Crash us out of the EU without a deal at the end of 2020, and Johnson will create a tidal wave of debt

3 Dec 2019

Tory no deal Brexit would increase national debt by £220 billion say Lib Dems

Lib Dem logo bird projected on blockwork

Certainty of a Free Trade Deal with EU by December 2020 is Zero, say The Institute for Government

Crashing out of the EU would cause the national debt to rise by over £220 billion over the next five years, analysis of figures published by the IFS (Institute for Fiscal Studies) have revealed.

The Brexit black hole would be equivalent to an extra £8,000 of debt per household and would be equivalent to this year's government budget for Health, Social Care, Schools and Local Government combined. It would be also larger than the entire annual GDP of Finland.

Despite claiming on Andrew Marr that a Conservative Government wouldn't rack up national debt, the analysis shows that that if Boris Johnson goes through with his Brexit plan and ends up crashing the UK out of the EU in December 2020, the resulting economic hit would make national debt £221 billion larger than under Liberal Democrat economic plans. Managing the extra burden would risk yet more public services being cut to get debt under control.

Boris Johnson has said that if he wins a majority, he will seek a Free Trade Agreement with the EU but will not extend the deadline for securing a deal past December 2020. The Institute for Government has described the certainty around securing a deal within this time-frame as "zero".

The Liberal Democrats, on the other hand, would stop Brexit and keep debt falling.
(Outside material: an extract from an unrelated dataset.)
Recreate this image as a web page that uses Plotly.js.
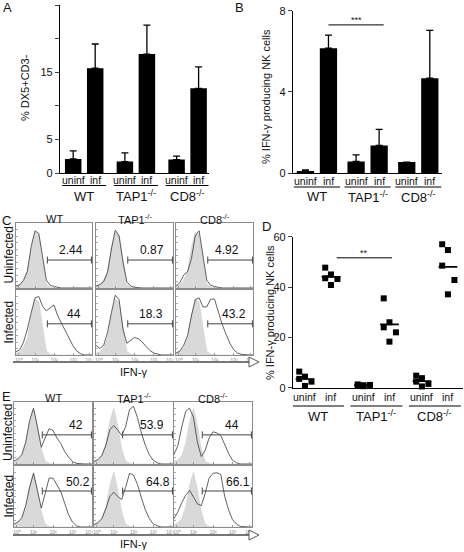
<!DOCTYPE html>
<html><head><meta charset="utf-8">
<script src="https://cdn.plot.ly/plotly-3.0.1.min.js"></script>
<style>body{margin:0;background:#fff}</style></head>
<body><div id="chart" style="width:464px;height:552px"></div>
<script>
// ---------------- DATA ----------------
const groups = ['WT', 'TAP1<sup>-/-</sup>', 'CD8<sup>-/-</sup>'];
const conds = ['uninf', 'inf'];
// Panel A: % DX5+CD3-
const dx5Mean = [2.1, 15.6, 1.7, 17.7, 2.0, 12.6];
const dx5Err  = [1.2, 3.6, 1.3, 4.3, 0.5, 3.2];
// Panel B: % IFN-g producing NK cells
const ifnMean = [0.1, 6.15, 0.57, 1.36, 0.54, 4.67];
const ifnErr  = [0.05, 0.65, 0.32, 0.79, 0, 2.36];
// Panel D: individual mice
const dWTUn   = [6.4, 4.4, 3.5, 2.4, 0.7];
const dWTInf  = [47.7, 45.0, 43.5, 43.2, 40.8];
const dTAPUn  = [1.3, 1.0, 0.8, 1.1, 0.6];
const dTAPInf = [35.5, 26.0, 24.0, 22.0, 18.3];
const dCD8Un  = [4.8, 3.8, 2.4, 1.5, 0.5];
const dCD8Inf = [57.0, 54.7, 48.5, 42.8, 37.1];
// Flow histograms (log decades 0..4, % of max)
const histBins = [0,0.2,0.4,0.6,0.8,1.0,1.2,1.4,1.6,1.8,2.0,2.2,2.4,2.6,2.8,3.0,3.2,3.4,3.6,3.8,4.0];
const histTicks = ['10⁰','10¹','10²','10³','10⁴'];
const cGray   = [3,5,12,26,62,86,82,40,6,1,0,0,0,0,0,0,0,0,0,0,0];
const cWTUn   = [3,5,12,26,64,88,84,45,12,4,2,1,0,0,0,0,0,0,0,0,0];
const cTAPUn  = [3,5,10,24,60,89,80,40,10,3,1,0,0,0,0,0,0,0,0,0,0];
const cCD8Un  = [3,8,20,25,45,80,88,50,12,4,2,1,0,0,0,0,0,0,0,0,0];
const cWTInf  = [5,8,20,40,65,88,90,75,68,72,77,60,48,36,25,14,6,2,0,0,0];
const cTAPInf = [15,10,15,35,65,92,85,40,18,22,27,25,20,13,7,3,1,0,0,0,0];
const cCD8Inf = [3,6,15,30,60,85,88,74,74,86,86,65,47,32,18,8,3,1,0,0,0];
const eGray   = [4,7,14,33,68,90,62,25,5,1,0,0,0,0,0,0,0,0,0,0,0];
const eWTUn   = [5,8,15,35,70,90,60,27,42,57,54,42,33,20,11,4,1,0,0,0,0];
const eTAPUn  = [4,7,14,30,55,62,55,46,60,88,93,75,50,30,15,6,2,0,0,0,0];
const eCD8Un  = [15,30,60,85,90,75,35,12,22,42,52,50,46,32,17,6,2,0,0,0,0];
const eWTInf  = [5,8,15,35,65,88,60,31,55,80,80,70,58,39,20,8,2,0,0,0,0];
const eTAPInf = [4,7,14,30,50,57,50,45,65,88,85,70,48,28,14,5,2,0,0,0,0];
const eCD8Inf = [14,25,40,52,60,50,38,35,55,80,88,89,86,50,28,12,5,1,0,0,0];
const cPercents = ['2.44','0.87','4.92','44','18.3','43.2'];
const ePercents = ['42','53.9','44','50.2','64.8','66.1'];
const colTitles = ['WT', 'TAP1<sup>-/-</sup>', 'CD8<sup>-/-</sup>'];
const rowTitles = ['Uninfected', 'Infected'];

// ---------------- LAYOUT HELPERS ----------------
const W = 464, H = 552;
const FONT = 'Liberation Sans, Arial, sans-serif';
const fx = px => px / W, fy = py => 1 - py / H;
const posOf = G => [0, 1, G, G + 1, 2 * G, 2 * G + 1];
const posA = posOf(2.35), posB = posOf(2.2), posD = posOf(2.25);
const sfx = n => (n === 1 ? '' : String(n));

const traces = [], shapes = [], ann = [];
const layout = {
  width: W, height: H, margin: {l: 0, r: 0, t: 0, b: 0},
  paper_bgcolor: '#fff', plot_bgcolor: 'rgba(0,0,0,0)', showlegend: false,
  font: {family: FONT, color: '#111', size: 11}
};

function mainAxes(n, xpx, ypx, xr, yr, tickvals, ticktext) {
  layout['xaxis' + sfx(n)] = {domain: [fx(xpx[0]), fx(xpx[1])], range: xr, anchor: 'y' + sfx(n),
    showline: true, linecolor: '#000', linewidth: 1.3, ticks: '', showticklabels: false,
    showgrid: false, zeroline: false};
  layout['yaxis' + sfx(n)] = {domain: [fy(ypx[1]), fy(ypx[0])], range: yr, anchor: 'x' + sfx(n),
    showline: true, linecolor: '#000', linewidth: 1.3, ticks: 'outside', ticklen: 4, tickwidth: 1.3,
    tickvals: tickvals, ticktext: ticktext, tickfont: {size: 11, family: FONT, color: '#111'},
    showgrid: false, zeroline: false};
}
function groupLabels(n, pos, pyCond, pyLine, pyGroup) {
  const xref = 'x' + sfx(n);
  pos.forEach((p, i) => ann.push({xref, yref: 'paper', x: p, y: fy(pyCond), text: conds[i % 2],
    showarrow: false, yanchor: 'middle', font: {size: 10.5}}));
  groups.forEach((g, j) => {
    shapes.push({type: 'line', xref, yref: 'paper', x0: pos[2 * j] - 0.5, x1: pos[2 * j + 1] + 0.5,
      y0: fy(pyLine), y1: fy(pyLine), line: {color: '#000', width: 1}});
    ann.push({xref, yref: 'paper', x: (pos[2 * j] + pos[2 * j + 1]) / 2, y: fy(pyGroup), text: g,
      showarrow: false, yanchor: 'middle', font: {size: 13}});
  });
}
function txt(x, y, text, size, extra) {
  ann.push(Object.assign({xref: 'paper', yref: 'paper', x: fx(x), y: fy(y), text, showarrow: false,
    xanchor: 'center', yanchor: 'middle', font: {size: size, family: FONT, color: '#111'}}, extra || {}));
}

// ---------------- PANEL A ----------------
mainAxes(1, [60, 208.5], [5, 173], [-0.6, 6.15], [0, 25], [0, 5, 10, 15, 20, 25], ['0', '5', '', '15', '', '25']);
traces.push({type: 'bar', x: posA, y: dx5Mean, width: 0.75, marker: {color: '#000'},
  error_y: {type: 'data', symmetric: false, array: dx5Err, arrayminus: dx5Err.map(() => 0),
    color: '#000', thickness: 1.3, width: 3.5}, xaxis: 'x', yaxis: 'y'});
groupLabels(1, posA, 180, 185.5, 196);
txt(25, 88, '% DX5+CD3-', 11, {textangle: -90});
txt(7, 8, 'A', 13);

// ---------------- PANEL B ----------------
mainAxes(2, [293, 442], [10.7, 173], [-0.54, 5.93], [0, 8], [0, 4, 8], ['0', '4', '8']);
traces.push({type: 'bar', x: posB, y: ifnMean, width: 0.75, marker: {color: '#000'},
  error_y: {type: 'data', symmetric: false, array: ifnErr, arrayminus: ifnErr.map(() => 0),
    color: '#000', thickness: 1.3, width: 3.5}, xaxis: 'x2', yaxis: 'y2'});
groupLabels(2, posB, 181, 187, 197);
shapes.push({type: 'line', xref: 'x2', yref: 'y2', x0: posB[1], x1: posB[3] + 0.2, y0: 7.3, y1: 7.3, line: {color: '#000', width: 1}});
ann.push({xref: 'x2', yref: 'y2', x: (posB[1] + posB[3] + 0.2) / 2, y: 7.3, text: '***', showarrow: false, yanchor: 'bottom', yshift: -2, font: {size: 9}});
txt(266, 97, '% IFN-γ producing NK cells', 11, {textangle: -90});
txt(239, 8, 'B', 13);

// ---------------- PANEL D ----------------
mainAxes(3, [293, 463], [236.7, 387.7], [-0.46, 6.08], [0, 60], [0, 20, 40, 60], ['0', '20', '40', '60']);
const dCols = [dWTUn, dWTInf, dTAPUn, dTAPInf, dCD8Un, dCD8Inf];
const jit = [-0.22, 0, -0.22, 0.25, 0];
dCols.forEach((vals, i) => {
  traces.push({type: 'scatter', mode: 'markers', x: vals.map((v, k) => posD[i] + jit[k % jit.length]), y: vals,
    marker: {symbol: 'square', size: 6, color: '#000'}, xaxis: 'x3', yaxis: 'y3', cliponaxis: false});
  const m = vals.reduce((a, b) => a + b, 0) / vals.length;
  traces.push({type: 'scatter', mode: 'lines', x: [posD[i] - 0.36, posD[i] + 0.36], y: [m, m],
    line: {color: '#000', width: 1.6}, xaxis: 'x3', yaxis: 'y3'});
});
groupLabels(3, posD, 397, 406, 416);
shapes.push({type: 'line', xref: 'x3', yref: 'y3', x0: posD[1] + 0.22, x1: posD[3] + 0.1, y0: 51.6, y1: 51.6, line: {color: '#000', width: 1}});
ann.push({xref: 'x3', yref: 'y3', x: (posD[1] + 0.22 + posD[3] + 0.1) / 2, y: 51.6, text: '**', showarrow: false, yanchor: 'bottom', yshift: -2, font: {size: 9}});
txt(270, 313, '% IFN-γ producing NK cells', 11, {textangle: -90});
txt(266, 226, 'D', 13);

// ---------------- FLOW PANELS C & E ----------------
const flowSets = [
  {gray: cGray, curves: [cWTUn, cTAPUn, cCD8Un, cWTInf, cTAPInf, cCD8Inf], pct: cPercents,
   cols: [[16, 92], [96, 173], [176, 253]], rows: [[223, 288], [290, 355]],
   gateStart: 1.65, gateY: [43, 48], labY: [58, 63], labX: [2.9, 2.9, 2.65, 3.05, 2.86, 3.0],
   titleY: 219, arrowY: 362, ifnY: 372, letter: 'C', letterY: 220},
  {gray: eGray, curves: [eWTUn, eTAPUn, eCD8Un, eWTInf, eTAPInf, eCD8Inf], pct: ePercents,
   cols: [[14, 92], [94, 173], [174, 252]], rows: [[402, 464], [466, 527]],
   gateStart: 1.45, gateY: [47, 59], labY: [63, 74], labX: [3.2, 2.94, 2.97, 3.28, 3.24, 3.28],
   titleY: 398, arrowY: 535, ifnY: 544, letter: 'E', letterY: 396}
];
let ax = 4;
flowSets.forEach(set => {
  set.cols.forEach((c, j) => txt((c[0] + c[1]) / 2, set.titleY, colTitles[j], 11));
  set.rows.forEach((r, i) => txt(8, (r[0] + r[1]) / 2, rowTitles[i], 12, {textangle: -90}));
  for (let i = 0; i < 2; i++) {
    for (let j = 0; j < 3; j++) {
      const k = i * 3 + j, n = ax++;
      const xa = 'x' + n, ya = 'y' + n;
      const bottom = i === 1;
      layout['xaxis' + n] = {domain: [fx(set.cols[j][0]), fx(set.cols[j][1])], range: [0, 4], anchor: ya,
        showline: true, mirror: true, linecolor: '#8c8c8c', linewidth: 1, showgrid: false, zeroline: false,
        ticks: 'inside', ticklen: 2, tickcolor: '#999', tickvals: [0.15, 1, 2, 3, 3.85],
        ticktext: histTicks, showticklabels: bottom, tickfont: {size: 5, color: '#888'}};
      layout['yaxis' + n] = {domain: [fy(set.rows[i][1]), fy(set.rows[i][0])], range: [0, 100], anchor: xa,
        showline: true, mirror: true, linecolor: '#8c8c8c', linewidth: 1, showgrid: false, zeroline: false,
        ticks: 'inside', ticklen: 2, tickcolor: '#aaa', dtick: 10, showticklabels: false};
      traces.push({type: 'scatter', mode: 'lines', x: histBins, y: set.gray, fill: 'tozeroy',
        fillcolor: '#d9d9d9', line: {color: '#cccccc', width: 0.5}, xaxis: xa, yaxis: ya});
      traces.push({type: 'scatter', mode: 'lines', x: histBins, y: set.curves[k],
        line: {color: '#3a3a3a', width: 0.8}, xaxis: xa, yaxis: ya});
      const gy = set.gateY[i];
      traces.push({type: 'scatter', mode: 'lines+markers', x: [set.gateStart, 3.97], y: [gy, gy],
        line: {color: '#444', width: 1}, marker: {symbol: 'line-ns-open', size: 5, color: '#444', line: {width: 1, color: '#444'}},
        xaxis: xa, yaxis: ya, cliponaxis: false});
      ann.push({xref: xa, yref: ya, x: set.labX[k], y: set.labY[i], text: set.pct[k], showarrow: false,
        yanchor: 'middle', font: {size: 12, family: FONT, color: '#111'}});
    }
  }
  const ay = set.arrowY;
  shapes.push({type: 'line', xref: 'paper', yref: 'paper', x0: fx(13), x1: fx(249), y0: fy(ay), y1: fy(ay), line: {color: '#777', width: 2}});
  shapes.push({type: 'path', xref: 'paper', yref: 'paper',
    path: `M ${fx(249)},${fy(ay - 5)} L ${fx(259)},${fy(ay)} L ${fx(249)},${fy(ay + 5)} Z`,
    fillcolor: '#fff', line: {color: '#555', width: 1}});
  txt(133, set.ifnY, 'IFN-γ', 11);
  txt(6, set.letterY, set.letter, 13);
});

layout.shapes = shapes;
layout.annotations = ann;
Plotly.newPlot('chart', traces, layout, {displayModeBar: false, responsive: false});
</script>
</body></html>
The IFS has said of the Liberal Democrats that "they are now the only major party committed to reducing the national debt as a fraction of national income, a goal now abandoned by both Labour and the Conservatives."

Commenting, Liberal Democrat Deputy Leader and Shadow Chancellor Ed Davey said:

"If Boris Johnson gets his way and crashes us out of the EU without a deal at the end of 2020, he will create a tidal wave of debt that would jeopardise funding for our schools, hospitals and vital public services. The £221 billion Brexit black hole in the budget would be equivalent to £8,000 of debt for every household in the UK.

"It was already clear that Boris Johnson's Brexit deal was yet another con, but these figures show what is ultimately at stake. Only a vote for the Liberal Democrats can stop Boris Johnson, stop Brexit and allow us to invest the £50 billion Remain Bonus in our public services."

ENDS



Note:

According to IFS analysis of party manifestos, under a Conservative no-deal Brexit, Public Sector Net Debt (PSND) would rise to roughly 80% of GDP by 2023-24, whereas under Liberal Democrat plans it would fall to nearly 70% by the same year.

In the IFS model the two scenarios are calculated as a share of mid-year GDP. Different GDP baselines are applied to the two scenarios to reflect the parties' different policies in the run-up to 2023-24. This includes a boost to GDP under Lib Dem plans thanks to the Remain Bonus.

According to the above model, Public Sector Net Debt would rise to £2,106 Billion by 2023-24 under a Conservative no-deal Brexit happening in December 2020. This is £164 billion more than currently predicted and £221 billion more than it would be under Liberal Democrat plans in 2023-24.